The main drawback of this approach is that you do not have the history of your Airflow 2 environment in the Airflow 3 environment. However you can always use the backfill functionality in the Airflow 3 UI to backfill before the start_date of your DAG. You can find the backfill functionality by using the Trigger button in the Airflow UI, and choosing the backfill option in that modal.

Alternative/unsupported approach

The alternative approach is to update your Airflow 2 environment to Airflow 3. The drawbacks of this approach are:

  • There are many breaking changes in Airflow 3, so if you forgot to update the dags of 1 project it might impact the whole environment.
  • There are many schema migrations in Airflow 3, so it might take a long time and it can cause issues to update large environments.

We do not recommend this approach due to these risks, and currently don't offer this as an option.

Pendulum update

As part of the upgrade to Airflow 3, we are also updating the Pendulum datetime library to version 3. Airflow uses Pendulum to represent all datetimes in the application.
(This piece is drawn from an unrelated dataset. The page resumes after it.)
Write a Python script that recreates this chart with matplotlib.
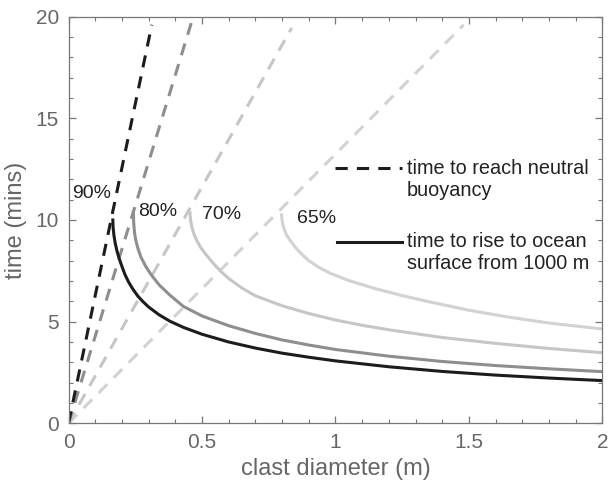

The breaking change between versions 2 and 3 in the context of pendulum is what the string representation of its DateTime object is. In pendulum 2, this was the ISO 8601 format (YYYY-MM-DDTHH:MM:SS.ffffff). In order to align the behavior between pendulum and the standard datetime module from Python, this was changed to YYYY-MM-DD HH:MM:SS.ffffff (the T separator is now a space).

The impact for you as an Airflow user is that when using a DateTime macro, the rendered value will be different after the upgrade. Examples are the {{ data_interval_start }}, {{ data_interval_end }} and {{ logical_date }} macros.

If you are using these values as arguments for your job, you have two options to handle this change in behavior.

1. Update the macro formatting

info

This option is compatible with both Airflow 2 and 3, hence Conveyor recommends this implementation.

You change the invocations of the macros to explicitly use the ISO 8601 format by changing your macro to f.e. {{ logical_date.isoformat() }}. By making this change, you effectively restore the behavior as it used to be in Airflow 2, using pendulum 2.

To shorten the macro invocation, Airflow also provides a number of jinja filters to format values. The {{ logical_date.isoformat() }} can also be written as {{ logical_date | ts }}. If you want to only extract the date part, you can use {{ logical_date | ds }}.

Example

Suppose you are using the {{ logical_date }} as input to your task, you can modify your task in the following way.

from conveyor.operators import ConveyorContainerOperatorV2

# Airflow 2 example
ConveyorContainerOperatorV2(
task_id="my_task",
command=["python", "-m", "my_application"],
arguments=["--timestamp", "{{ logical_date }}"],
)

# Updated for Airflow 3
ConveyorContainerOperatorV2(
task_id="my_task",
command=["python", "-m", "my_application"],
arguments=["--timestamp", "{{ logical_date | ts }}"],
)

2. Update the datetime parsing

info

This option can be made to work with both Airflow 2 and 3, provided that you are using Python 3.11 to run your application. For non-Python applications, please double-check if your parser can handle both formats, or implement the changes of option 1 to ensure compatibility.

You can update the part of your application logic that parses the passed string back to a datetime. If you update the expected format to reflect the new separator (space instead of T), the generated datetime can again be parsed correctly.

Example

If you are using Python to parse your timestamps (using the datetime library), you can update the parsing logic according to these examples.

DAG definition
from conveyor.operators import ConveyorContainerOperatorV2

# Running on Airflow 3, but not explicitly formatting the macro value
ConveyorContainerOperatorV2(
task_id="my_task",
command=["python", "-m", "my_application"],
arguments=["--timestamp", "{{ logical_date }}"],
)
Application code
from datetime import datetime

airflow2_value = '2011-11-04T00:05:23'
airflow3_value = '2011-11-04 00:05:23'

# The ISO 8601 format, can be simply parsed.
datetime.fromisoformat(airflow2_value)

# For the format with a space separator, you can use a custom parser.
datetime.strptime(airflow3_value, '%Y-%m-%d %H:%M:%S')

# If you are using Python 3.11 or greater, you can simply depend on fromisoformat.
# This function was extended in Python 3.11 to allow more formats.
datetime.fromisoformat(airflow3_value)

As shown in this example, the easiest way to ensure a smooth migration is using datetime.fromisoformat on Python 3.11+. More information on this function can be found in the Python documentation.